## What is being asked
Determine how many lines of the records include "Apache", and answer with the number alone.

## Records for this exercise
— begin —

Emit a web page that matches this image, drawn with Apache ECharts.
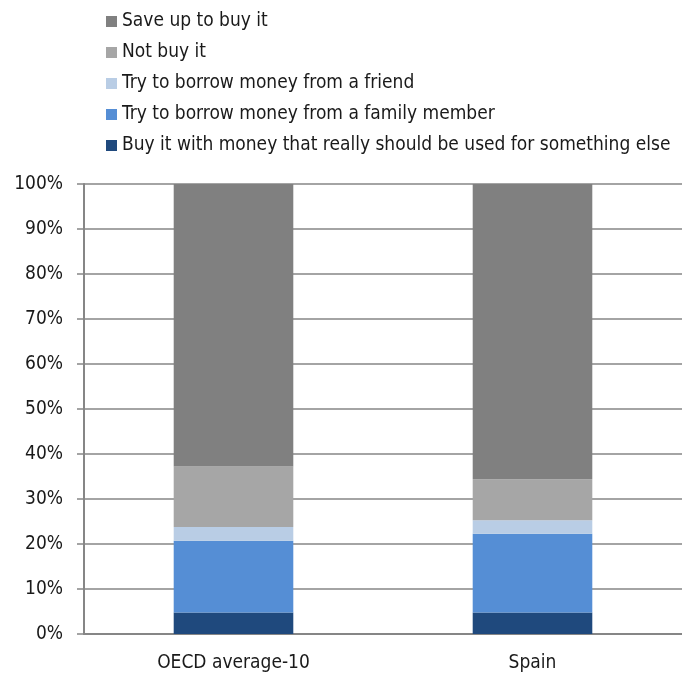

— end —
— begin —

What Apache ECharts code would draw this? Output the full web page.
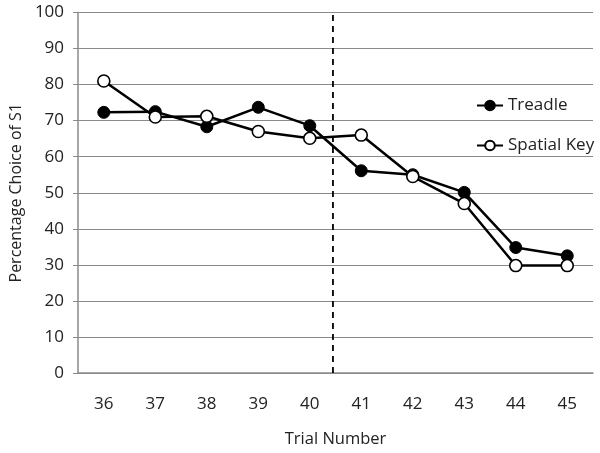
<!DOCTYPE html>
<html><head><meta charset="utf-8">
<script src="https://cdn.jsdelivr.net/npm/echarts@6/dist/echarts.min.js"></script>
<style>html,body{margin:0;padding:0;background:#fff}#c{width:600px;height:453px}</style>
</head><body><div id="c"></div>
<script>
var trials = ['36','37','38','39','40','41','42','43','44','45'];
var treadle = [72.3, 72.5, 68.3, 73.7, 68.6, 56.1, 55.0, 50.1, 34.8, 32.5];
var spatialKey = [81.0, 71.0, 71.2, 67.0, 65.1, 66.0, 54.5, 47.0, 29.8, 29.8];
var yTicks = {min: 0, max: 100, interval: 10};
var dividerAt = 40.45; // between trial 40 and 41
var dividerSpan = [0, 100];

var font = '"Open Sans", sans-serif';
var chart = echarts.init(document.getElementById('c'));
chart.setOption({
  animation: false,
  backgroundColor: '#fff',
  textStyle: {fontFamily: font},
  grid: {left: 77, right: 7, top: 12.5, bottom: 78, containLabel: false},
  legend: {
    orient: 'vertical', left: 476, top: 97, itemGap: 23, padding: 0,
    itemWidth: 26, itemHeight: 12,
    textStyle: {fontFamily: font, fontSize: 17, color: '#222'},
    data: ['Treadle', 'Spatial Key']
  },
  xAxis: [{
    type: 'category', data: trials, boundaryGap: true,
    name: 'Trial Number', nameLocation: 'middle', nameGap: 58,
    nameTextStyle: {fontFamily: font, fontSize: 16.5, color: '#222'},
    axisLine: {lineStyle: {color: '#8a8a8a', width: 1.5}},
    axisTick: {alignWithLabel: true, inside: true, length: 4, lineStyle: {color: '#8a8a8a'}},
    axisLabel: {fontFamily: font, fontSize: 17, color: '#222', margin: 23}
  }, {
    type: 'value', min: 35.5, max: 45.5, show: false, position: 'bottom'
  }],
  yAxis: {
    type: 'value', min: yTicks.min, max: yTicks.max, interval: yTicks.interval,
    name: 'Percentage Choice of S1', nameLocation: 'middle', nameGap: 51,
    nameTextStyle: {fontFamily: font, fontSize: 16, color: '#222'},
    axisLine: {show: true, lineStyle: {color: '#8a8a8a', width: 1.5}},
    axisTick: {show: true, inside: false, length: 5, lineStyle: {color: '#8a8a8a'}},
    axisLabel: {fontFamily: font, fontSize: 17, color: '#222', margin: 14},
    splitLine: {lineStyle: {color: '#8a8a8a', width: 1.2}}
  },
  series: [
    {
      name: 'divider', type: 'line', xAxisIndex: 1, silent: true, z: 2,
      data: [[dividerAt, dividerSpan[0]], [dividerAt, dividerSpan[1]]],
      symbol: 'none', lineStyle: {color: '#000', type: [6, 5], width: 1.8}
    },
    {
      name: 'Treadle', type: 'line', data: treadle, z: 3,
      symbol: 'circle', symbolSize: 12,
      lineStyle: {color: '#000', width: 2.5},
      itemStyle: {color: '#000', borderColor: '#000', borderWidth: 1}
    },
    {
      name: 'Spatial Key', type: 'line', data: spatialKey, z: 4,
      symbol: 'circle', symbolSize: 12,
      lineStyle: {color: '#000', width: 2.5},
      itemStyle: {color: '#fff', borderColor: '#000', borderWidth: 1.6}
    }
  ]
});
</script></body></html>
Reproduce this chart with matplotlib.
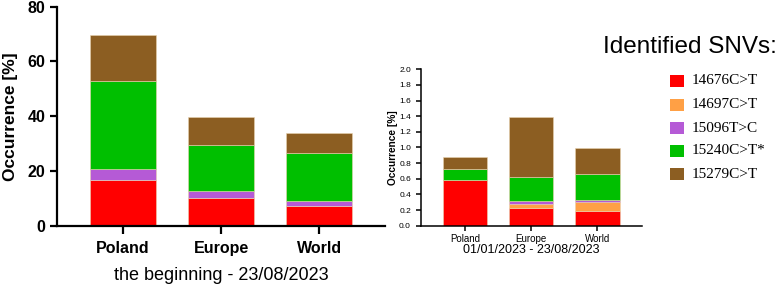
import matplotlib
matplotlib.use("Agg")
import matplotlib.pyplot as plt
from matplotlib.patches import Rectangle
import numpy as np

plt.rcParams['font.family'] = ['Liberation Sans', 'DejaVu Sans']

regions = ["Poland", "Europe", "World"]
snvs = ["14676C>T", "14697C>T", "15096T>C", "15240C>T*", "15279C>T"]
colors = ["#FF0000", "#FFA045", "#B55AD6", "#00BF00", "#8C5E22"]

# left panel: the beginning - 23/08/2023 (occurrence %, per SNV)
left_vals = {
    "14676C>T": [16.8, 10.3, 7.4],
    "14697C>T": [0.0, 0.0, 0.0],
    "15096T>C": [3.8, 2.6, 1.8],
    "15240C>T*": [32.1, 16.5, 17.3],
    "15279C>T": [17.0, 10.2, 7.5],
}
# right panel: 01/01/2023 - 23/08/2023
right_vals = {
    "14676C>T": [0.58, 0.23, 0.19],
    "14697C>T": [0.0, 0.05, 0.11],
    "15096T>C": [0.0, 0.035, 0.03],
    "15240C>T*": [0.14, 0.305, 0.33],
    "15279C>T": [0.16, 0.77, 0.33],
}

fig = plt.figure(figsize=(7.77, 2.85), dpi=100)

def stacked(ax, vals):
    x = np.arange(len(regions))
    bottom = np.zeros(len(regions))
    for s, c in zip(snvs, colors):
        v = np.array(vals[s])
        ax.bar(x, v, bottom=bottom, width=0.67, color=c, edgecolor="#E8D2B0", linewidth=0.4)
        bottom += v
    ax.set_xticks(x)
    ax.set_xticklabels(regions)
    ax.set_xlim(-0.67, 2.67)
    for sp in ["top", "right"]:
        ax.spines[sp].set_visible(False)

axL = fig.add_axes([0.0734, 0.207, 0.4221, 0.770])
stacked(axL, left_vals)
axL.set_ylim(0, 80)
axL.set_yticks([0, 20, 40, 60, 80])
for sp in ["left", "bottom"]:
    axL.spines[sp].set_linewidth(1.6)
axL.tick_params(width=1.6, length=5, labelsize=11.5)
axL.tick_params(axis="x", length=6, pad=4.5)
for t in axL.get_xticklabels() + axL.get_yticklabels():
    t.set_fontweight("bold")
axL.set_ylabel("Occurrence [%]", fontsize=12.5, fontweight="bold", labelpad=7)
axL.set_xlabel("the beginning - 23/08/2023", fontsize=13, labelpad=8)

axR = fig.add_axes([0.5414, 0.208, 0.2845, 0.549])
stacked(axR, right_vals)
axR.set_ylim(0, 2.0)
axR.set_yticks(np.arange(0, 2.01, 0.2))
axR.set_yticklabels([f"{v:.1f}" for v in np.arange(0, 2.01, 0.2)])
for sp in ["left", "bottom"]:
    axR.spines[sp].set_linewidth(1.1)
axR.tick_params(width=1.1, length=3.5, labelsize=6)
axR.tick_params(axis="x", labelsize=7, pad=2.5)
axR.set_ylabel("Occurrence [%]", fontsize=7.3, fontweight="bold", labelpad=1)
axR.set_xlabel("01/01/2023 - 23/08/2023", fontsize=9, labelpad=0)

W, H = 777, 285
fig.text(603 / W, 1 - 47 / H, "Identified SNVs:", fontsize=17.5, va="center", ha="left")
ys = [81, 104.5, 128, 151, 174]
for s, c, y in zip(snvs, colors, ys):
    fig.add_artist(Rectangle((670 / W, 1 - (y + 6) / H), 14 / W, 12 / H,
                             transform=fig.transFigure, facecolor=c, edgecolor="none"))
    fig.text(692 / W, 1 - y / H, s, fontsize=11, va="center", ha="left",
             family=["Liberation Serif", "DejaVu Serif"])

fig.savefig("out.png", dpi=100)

— end —
— begin —

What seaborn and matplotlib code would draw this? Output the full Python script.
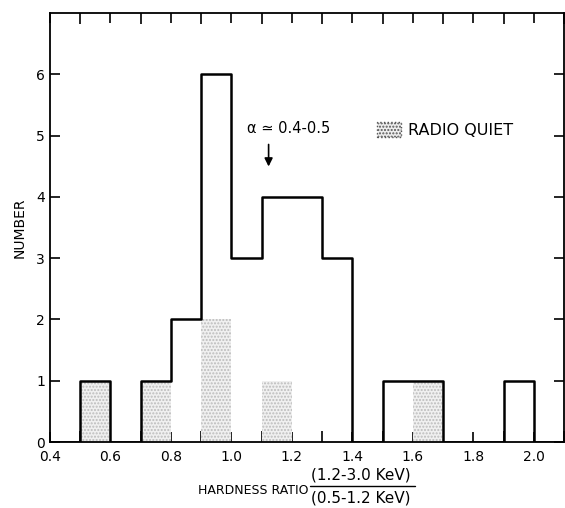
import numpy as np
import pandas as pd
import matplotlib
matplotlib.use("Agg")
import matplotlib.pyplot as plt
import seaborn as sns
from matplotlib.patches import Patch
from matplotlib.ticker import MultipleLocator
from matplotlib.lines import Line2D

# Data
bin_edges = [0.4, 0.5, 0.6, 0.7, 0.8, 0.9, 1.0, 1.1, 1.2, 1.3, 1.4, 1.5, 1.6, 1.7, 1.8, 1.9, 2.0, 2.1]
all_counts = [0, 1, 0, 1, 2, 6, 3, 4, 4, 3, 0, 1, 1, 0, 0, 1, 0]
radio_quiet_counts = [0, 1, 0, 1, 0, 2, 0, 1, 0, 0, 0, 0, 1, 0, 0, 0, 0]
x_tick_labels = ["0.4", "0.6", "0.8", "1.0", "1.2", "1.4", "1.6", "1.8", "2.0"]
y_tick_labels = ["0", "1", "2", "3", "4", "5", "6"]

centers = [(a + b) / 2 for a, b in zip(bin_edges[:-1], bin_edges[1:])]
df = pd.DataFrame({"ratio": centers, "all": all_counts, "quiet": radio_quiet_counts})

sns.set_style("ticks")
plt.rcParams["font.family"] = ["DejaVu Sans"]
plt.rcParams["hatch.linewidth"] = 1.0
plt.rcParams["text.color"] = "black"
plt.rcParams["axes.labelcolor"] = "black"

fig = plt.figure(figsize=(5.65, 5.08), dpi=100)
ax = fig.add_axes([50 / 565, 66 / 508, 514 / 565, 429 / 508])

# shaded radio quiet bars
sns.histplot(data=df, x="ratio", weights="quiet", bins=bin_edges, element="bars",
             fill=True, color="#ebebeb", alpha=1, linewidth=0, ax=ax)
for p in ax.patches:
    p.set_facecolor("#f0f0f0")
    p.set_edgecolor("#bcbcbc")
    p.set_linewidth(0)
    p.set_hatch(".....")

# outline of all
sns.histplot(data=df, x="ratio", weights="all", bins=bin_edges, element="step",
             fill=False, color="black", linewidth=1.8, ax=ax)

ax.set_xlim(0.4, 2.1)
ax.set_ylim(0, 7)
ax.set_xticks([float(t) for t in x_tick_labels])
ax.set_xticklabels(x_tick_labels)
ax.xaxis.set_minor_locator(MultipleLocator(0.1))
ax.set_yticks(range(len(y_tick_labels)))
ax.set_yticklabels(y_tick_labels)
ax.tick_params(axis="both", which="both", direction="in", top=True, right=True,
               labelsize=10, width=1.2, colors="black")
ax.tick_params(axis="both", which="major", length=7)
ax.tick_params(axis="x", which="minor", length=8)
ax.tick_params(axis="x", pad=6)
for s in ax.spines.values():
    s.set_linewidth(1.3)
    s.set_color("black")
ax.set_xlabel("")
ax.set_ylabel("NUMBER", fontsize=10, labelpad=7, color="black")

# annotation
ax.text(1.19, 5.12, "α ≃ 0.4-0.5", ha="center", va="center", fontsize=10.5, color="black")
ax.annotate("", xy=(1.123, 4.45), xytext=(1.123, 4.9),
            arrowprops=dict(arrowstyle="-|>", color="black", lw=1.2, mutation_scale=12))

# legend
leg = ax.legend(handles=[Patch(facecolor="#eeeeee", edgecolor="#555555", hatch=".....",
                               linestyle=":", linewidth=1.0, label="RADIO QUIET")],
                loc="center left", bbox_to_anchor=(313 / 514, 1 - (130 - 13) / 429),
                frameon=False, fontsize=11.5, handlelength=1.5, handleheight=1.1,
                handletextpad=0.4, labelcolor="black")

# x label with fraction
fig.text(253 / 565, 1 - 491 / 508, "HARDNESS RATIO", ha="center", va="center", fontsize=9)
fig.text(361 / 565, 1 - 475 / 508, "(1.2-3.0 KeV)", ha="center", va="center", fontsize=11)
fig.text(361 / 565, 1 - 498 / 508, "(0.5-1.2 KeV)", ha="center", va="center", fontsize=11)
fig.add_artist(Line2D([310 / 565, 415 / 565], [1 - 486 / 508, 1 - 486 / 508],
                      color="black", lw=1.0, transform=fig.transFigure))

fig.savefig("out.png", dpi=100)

— end —

## Exercise solution
2